If the task seems too much, then we must remember empire and capital’s inherent precarity: they may make powerful decisions that affect millions of lives, but their power lies in the ability to direct our everyday lives to their benefit, and, however latent or in need of dedicated organising, our ability to resist comes first. In the end, resistance always has the final word, from the cycle of struggles 2010-2013 from which the Women’s Revolution emerged, to now in popular revolts in Algeria, Catalonia, Chile, Ecuador, Egypt, France, Haiti, Hong Kong, Indonesia, Iraq, Lebanon, Sudan, West Papua and more to come. The capitalist world-system is being deeply shaken by the rage of popular counterpower, and the attack on North-East Syria is an attack on all of our collective hope, all of humanity, on a beacon declaring that a world beyond capital and empire remains possible.
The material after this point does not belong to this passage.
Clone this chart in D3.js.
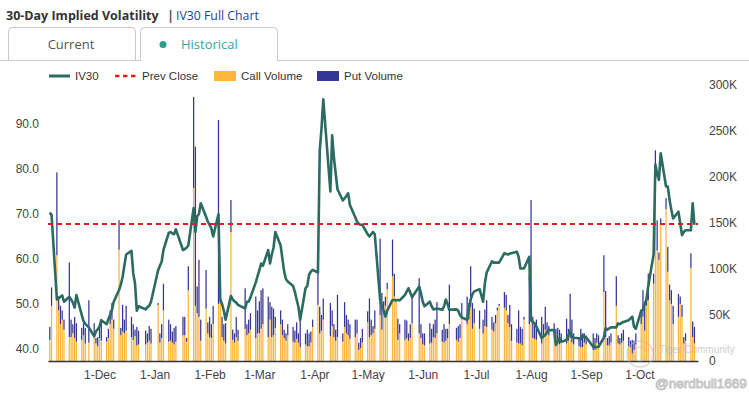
<!DOCTYPE html>
<html>
<head>
<meta charset="utf-8">
<script src="https://cdn.jsdelivr.net/npm/d3@7"></script>
<style>
  html, body { margin: 0; padding: 0; background: #fff; }
  svg { display: block; }
</style>
</head>
<body>
<svg id="chart" width="749" height="396"></svg>
<script>
// ---------- DATA ----------
const startDate = "2022-11-03";
const endDate = "2023-11-01";
const holidays = ["2022-11-24","2022-12-26","2023-01-02","2023-01-16","2023-02-20",
                  "2023-04-07","2023-05-29","2023-06-19","2023-07-04","2023-09-04"];

// IV30 per trading day (Nov-2022 ... Nov-1-2023)
const iv30 = [
  // Nov
  70.3, 69.8, 51.0, 51.3, 51.6, 51.9, 50.5, 51.6, 51.0, 50.3, 49.2, 52.0, 47.6, 46.2, 45.6, 44.8, 42.8, 43.9, 44.4,
  // Dec
  45.0, 46.4, 45.5, 46.6, 47.6, 48.7, 50.5, 53.1, 54.3, 56.0, 58.5, 61.0, 61.8, 56.8, 54.6, 48.5, 49.5, 48.8, 49.3, 49.6, 50.5,
  // Jan
  57.5, 58.5, 59.4, 62.0, 65.8, 66.0, 65.7, 65.5, 66.6, 62.0, 62.2, 62.5, 63.0, 71.3, 66.0, 69.5, 70.0, 72.4, 69.4, 68.3,
  // Feb
  67.6, 66.8, 65.0, 70.0, 51.0, 50.0, 48.5, 46.5, 51.8, 51.0, 50.6, 50.3, 49.8, 49.0, 50.5, 50.5, 51.5, 54.8, 56.2,
  // Mar
  57.5, 59.0, 58.5, 62.0, 59.0, 61.0, 62.5, 66.0, 63.0, 60.0, 57.2, 55.5, 55.0, 54.0, 52.7, 51.0, 49.4, 46.5, 53.5, 54.0, 56.5, 57.2, 57.6,
  // Apr
  57.0, 84.0, 89.0, 95.5, 75.0, 87.5, 82.5, 79.0, 75.5, 73.0, 73.5, 74.0, 74.6, 72.0, 69.3, 68.3, 67.8, 67.6, 67.6,
  // May
  65.5, 65.0, 65.5, 66.0, 65.5, 51.0, 49.5, 48.5, 47.2, 48.5, 50.9, 50.9, 50.9, 50.9, 50.8, 52.0, 52.8, 53.5, 52.5, 51.5, 53.9, 52.4,
  // Jun
  50.5, 49.5, 50.5, 49.5, 48.8, 48.9, 49.0, 48.7, 49.5, 51.0, 50.0, 48.7, 48.8, 48.5, 47.5, 47.0, 46.5, 49.0, 51.0, 52.2, 52.8,
  // Jul
  53.3, 50.5, 54.6, 57.0, 59.5, 59.2, 59.2, 59.2, 59.2, 61.3, 61.1, 61.0, 61.2, 61.3, 61.6, 60.5, 57.9, 57.9, 57.9, 60.5,
  // Aug
  46.4, 46.0, 45.7, 45.0, 42.4, 42.8, 43.1, 43.8, 44.2, 44.2, 40.9, 41.8, 42.4, 41.6, 42.0, 43.0, 43.9, 42.7, 42.5, 42.4, 42.2, 43.1, 42.6,
  // Sep
  42.6, 40.5, 40.5, 40.4, 40.5, 42.5, 44.6, 44.3, 44.6, 44.8, 44.8, 45.7, 45.5, 45.8, 46.0, 46.4, 46.8, 47.2, 44.9, 44.5,
  // Oct + Nov 1
  48.5, 48.7, 50.0, 51.0, 54.0, 61.0, 81.0, 79.0, 77.6, 83.5, 76.1, 76.1, 73.1, 70.9, 69.0, 70.5, 67.9, 65.3, 66.0, 66.4, 66.4, 72.4, 67.6
];

// Call volume (thousands)
const callVolume = [
  23, 60, 115, 55, 40, 45, 34, 26, 26, 30, 25, 21, 23, 28, 19, 20, 30, 19, 16,
  25, 22, 21, 25, 40, 45, 35, 121, 28, 32, 30, 33, 26, 23, 27, 17, 18, 18, 20, 22, 19,
  61, 20, 25, 55, 21, 22, 20, 18, 21, 28, 28, 21, 77, 188, 60, 52, 48, 22, 57, 30,
  26, 25, 40, 62, 63, 26, 22, 19, 140, 23, 20, 26, 22, 35, 28, 30, 34, 25, 30,
  30, 35, 40, 26, 45, 26, 28, 36, 40, 28, 25, 22, 28, 21, 20, 24, 20, 15, 18, 16, 16, 20, 37,
  61, 30, 33, 45, 27, 38, 26, 22, 26, 21, 37, 30, 28, 24, 26, 30, 12, 14, 20,
  42, 26, 28, 30, 35, 50, 34, 55, 60, 78, 92, 70, 64, 23, 30, 23, 25, 22, 25, 41, 30, 25,
  18, 17, 19, 20, 26, 25, 30, 21, 20, 22, 25, 40, 23, 21, 25, 48, 40, 45, 59, 35, 41,
  35, 30, 38, 37, 34, 32, 41, 55, 60, 58, 55, 41, 37, 22, 20, 19, 19, 17, 45, 40,
  45, 25, 24, 23, 19, 26, 34, 30, 28, 34, 25, 19, 18, 20, 19, 22, 25, 20, 18, 16, 15, 15, 20,
  18, 12, 12, 20, 18, 75, 26, 17, 17, 20, 60, 19, 18, 20, 22, 16, 15, 8, 12, 18,
  40, 48, 33, 60, 66, 84, 180, 120, 110, 150, 165, 97, 66, 62, 40, 48, 62, 48, 19, 22, 101, 26, 19
];

// Put volume (thousands)
const putVolume = [
  14, 20, 90, 15, 20, 10, 11, 81, 19, 10, 23, 20, 13, 13, 17, 46, 11, 6, 10,
  15, 23, 5, 10, 15, 18, 10, 32, 8, 29, 15, 27, 22, 17, 7, 20, 15, 15, 10, 16, 16,
  2, 10, 15, 29, 24, 18, 12, 18, 17, 20, 20, 4, 26, 99, 173, 29, 62, 23, 42, 12,
  22, 15, 20, 200, 29, 22, 18, 22, 35, 11, 10, 22, 12, 44, 12, 15, 18, 45, 25,
  35, 42, 39, 44, 19, 33, 29, 12, 15, 17, 9, 8, 12, 16, 13, 18, 10, 30, 12, 18, 14, 12, 8,
  65, 29, 17, 23, 36, 17, 14, 12, 46, 9, 27, 20, 17, 16, 19, 15, 8, 11, 15,
  12, 42, 17, 8, 20, 83, 40, 10, 10, 7, 40, 25, 2, 23, 10, 22, 19, 8, 15, 29, 60, 15,
  12, 13, 22, 15, 14, 20, 34, 13, 20, 13, 10, 43, 13, 17, 15, 15, 30, 18, 44, 28, 16,
  20, 15, 18, 29, 14, 10, 9, 3, 2, 17, 17, 9, 24, 18, 15, 36, 18, 18, 3, 53,
  130, 23, 16, 22, 29, 14, 25, 12, 10, 7, 10, 17, 16, 10, 27, 13, 48, 25, 12, 10, 20, 15, 10,
  10, 18, 13, 10, 10, 40, 50, 8, 10, 10, 32, 9, 7, 10, 12, 10, 7, 15, 10, 12,
  15, 29, 26, 10, 29, 11, 49, 33, 8, 5, 12, 27, 17, 15, 20, 25, 8, 13, 7, 8, 16, 17, 18
];

const prevClose = 67.8;
const ivTicks = [40, 50, 60, 70, 80, 90];
const volTicks = [0, 50000, 100000, 150000, 200000, 250000, 300000];
const legendItems = ["IV30", "Prev Close", "Call Volume", "Put Volume"];

// ---------- BUILD TRADING DAYS ----------
const parse = d3.timeParse("%Y-%m-%d");
const fmtKey = d3.timeFormat("%Y-%m-%d");
const hol = new Set(holidays);
const days = d3.timeDay.range(parse(startDate), d3.timeDay.offset(parse(endDate), 1))
  .filter(d => d.getDay() !== 0 && d.getDay() !== 6 && !hol.has(fmtKey(d)));
const n = Math.min(days.length, iv30.length, callVolume.length, putVolume.length);
const data = d3.range(n).map(i => ({
  date: days[i], iv: iv30[i], call: callVolume[i] * 1000, put: putVolume[i] * 1000
}));

// ---------- SCALES ----------
const svg = d3.select("#chart");
const pL = 48, pR = 698, pT = 85, pB = 361;
const x = d3.scaleTime()
  .domain([parse("2022-11-02"), parse("2023-11-03")])
  .range([pL, pR]);
const yIV = d3.scaleLinear().domain([40 - 12 / 4.5, 40 + 264 / 4.5]).range([pB, pT]);
const yVol = d3.scaleLinear().domain([0, 300000]).range([pB, pT]);

const FONT = "'Liberation Sans', Arial, sans-serif";
const TFONT = "'Open Sans', 'Noto Sans', sans-serif";
const cCall = "#fdb53c", cPut = "#353596", cIV = "#2b6b62", cPrev = "#e3191c";

// ---------- HEADER ----------
svg.append("text").attr("x", 6).attr("y", 20)
  .attr("font-family", TFONT).attr("font-weight", 700).attr("font-size", 12.5)
  .attr("fill", "#333").text("30-Day Implied Volatility");
svg.append("text").attr("x", 167).attr("y", 20)
  .attr("font-family", TFONT).attr("font-weight", 700).attr("font-size", 13)
  .attr("fill", "#555").text("|");
svg.append("text").attr("x", 176).attr("y", 20)
  .attr("font-family", TFONT).attr("font-size", 12.3)
  .attr("fill", "#1f3f93").text("IV30 Full Chart");

// tabs
svg.append("line").attr("x1", 0).attr("x2", 749).attr("y1", 60.5).attr("y2", 60.5)
  .attr("stroke", "#c8c8c8");
function tab(x0, x1, active) {
  const r = 4, y0 = 27.5, y1 = 60.5;
  const p = `M${x0},${y1} L${x0},${y0 + r} Q${x0},${y0} ${x0 + r},${y0} L${x1 - r},${y0} Q${x1},${y0} ${x1},${y0 + r} L${x1},${y1}` + (active ? "" : " Z");
  if (active) {
    svg.append("rect").attr("x", x0 + 0.5).attr("y", 58).attr("width", x1 - x0 - 1).attr("height", 4).attr("fill", "#fff");
  }
  svg.append("path").attr("d", p).attr("fill", "#fff").attr("stroke", "#c8c8c8");
}
tab(8.5, 135.5, false);
tab(140.5, 277.5, true);
svg.append("text").attr("x", 71).attr("y", 48.5).attr("text-anchor", "middle")
  .attr("font-family", TFONT).attr("font-size", 13).attr("fill", "#555").text("Current");
svg.append("circle").attr("cx", 163).attr("cy", 44.5).attr("r", 3.5).attr("fill", "#2a9d8f");
svg.append("text").attr("x", 181).attr("y", 48.5)
  .attr("font-family", TFONT).attr("font-size", 13).attr("fill", "#3aa39b").text("Historical");

// ---------- LEGEND ----------
const lg = svg.append("g").attr("font-family", FONT).attr("font-size", 11.5).attr("fill", "#333");
lg.append("line").attr("x1", 49).attr("x2", 70).attr("y1", 76).attr("y2", 76)
  .attr("stroke", cIV).attr("stroke-width", 3);
lg.append("text").attr("x", 75).attr("y", 80).text(legendItems[0]);
lg.append("line").attr("x1", 115).attr("x2", 137).attr("y1", 76).attr("y2", 76)
  .attr("stroke", cPrev).attr("stroke-width", 2.5).attr("stroke-dasharray", "4.5,3.5");
lg.append("text").attr("x", 142).attr("y", 80).text(legendItems[1]);
lg.append("rect").attr("x", 214).attr("y", 71).attr("width", 22).attr("height", 10).attr("fill", cCall);
lg.append("text").attr("x", 241).attr("y", 80).text(legendItems[2]);
lg.append("rect").attr("x", 317).attr("y", 71).attr("width", 22).attr("height", 10).attr("fill", cPut);
lg.append("text").attr("x", 344).attr("y", 80).text(legendItems[3]);

// ---------- AXES ----------
const axL = svg.append("g").attr("transform", `translate(${pL - 9},0)`)
  .call(d3.axisLeft(yIV).tickValues(ivTicks).tickFormat(d3.format(".1f")).tickSize(0).tickPadding(0));
axL.select(".domain").remove();
axL.selectAll("text").attr("font-family", FONT).attr("font-size", 12).attr("fill", "#444");

const axR = svg.append("g").attr("transform", `translate(${pR + 11},0)`)
  .call(d3.axisRight(yVol).tickValues(volTicks)
    .tickFormat(d => d === 0 ? "0" : (d / 1000) + "K").tickSize(0).tickPadding(0));
axR.select(".domain").remove();
axR.selectAll("text").attr("font-family", FONT).attr("font-size", 12).attr("fill", "#444");

// ---------- BARS ----------
const bw = 1.25;
const bars = svg.append("g");
bars.selectAll("rect.call").data(data).join("rect").attr("class", "call")
  .attr("x", d => x(d.date) - bw / 2).attr("width", bw)
  .attr("y", d => yVol(d.call)).attr("height", d => pB - yVol(d.call))
  .attr("fill", cCall);
bars.selectAll("rect.put").data(data).join("rect").attr("class", "put")
  .attr("x", d => x(d.date) - bw / 2).attr("width", bw)
  .attr("y", d => yVol(d.call + d.put)).attr("height", d => yVol(d.call) - yVol(d.call + d.put))
  .attr("fill", cPut);

// bottom axis
const axB = svg.append("g").attr("transform", `translate(0,${pB})`)
  .call(d3.axisBottom(x).ticks(d3.timeMonth.every(1))
    .tickFormat(d3.timeFormat("%-d-%b")).tickSize(0).tickPadding(9));
axB.select(".domain").attr("stroke", "#333").attr("stroke-width", 1.6);
axB.selectAll("text").attr("font-family", FONT).attr("font-size", 12).attr("fill", "#444");
axB.selectAll(".tick").filter(d => d < parse("2022-11-15") || d > parse("2023-10-15")).remove();

// ---------- IV LINE ----------
svg.append("path").datum(data)
  .attr("d", d3.line().x(d => x(d.date)).y(d => yIV(d.iv)))
  .attr("fill", "none").attr("stroke", cIV).attr("stroke-width", 2.6)
  .attr("stroke-linejoin", "round");

// prev close
svg.append("line").attr("x1", pL).attr("x2", pR)
  .attr("y1", yIV(prevClose)).attr("y2", yIV(prevClose))
  .attr("stroke", cPrev).attr("stroke-width", 2).attr("stroke-dasharray", "5,4");

// ---------- WATERMARK ----------
const wm = svg.append("g").attr("opacity", 0.55);
wm.append("circle").attr("cx", 640).attr("cy", 354).attr("r", 13)
  .attr("fill", "none").attr("stroke", "#bbb").attr("stroke-width", 1.5);
wm.append("circle").attr("cx", 640).attr("cy", 354).attr("r", 7)
  .attr("fill", "none").attr("stroke", "#bbb").attr("stroke-width", 1.2);
wm.append("text").attr("x", 659).attr("y", 353).attr("font-family", FONT)
  .attr("font-size", 10).attr("fill", "#aaa").text("Tiger Community");
svg.append("text").attr("x", 655).attr("y", 388).attr("font-family", FONT)
  .attr("font-size", 13.5).attr("fill", "#fff").attr("stroke", "#c4c4c4").attr("stroke-width", 1)
  .text("@nerdbull1669");
</script>
</body>
</html>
And if there’s one thing we can be sure of, it’s that the old cliche, spoken by a French imperialist before any Kurd, which claims that ‘Kurds have no friends but the mountains’, has been proven comprehensively false. Or, maybe instead, if Kurds only friends are the mountains, then we are their mountains too. Peaks of the Zagros ring the globe, a wealth of highlands, valleys and grazing lands for the Women’s Revolution and Kurdish Freedom Movement to roam. And, like the mountains of Kurdistan and the revolutionaries who walk them, we have no meaning without each other, while together we dictate how even the most powerful states must adapt and respond.
So now is not the time to be distracted by empire, now is the time to rise up for Rojava. Together we will win, together we will build a free life everywhere, onwards to victory or victory.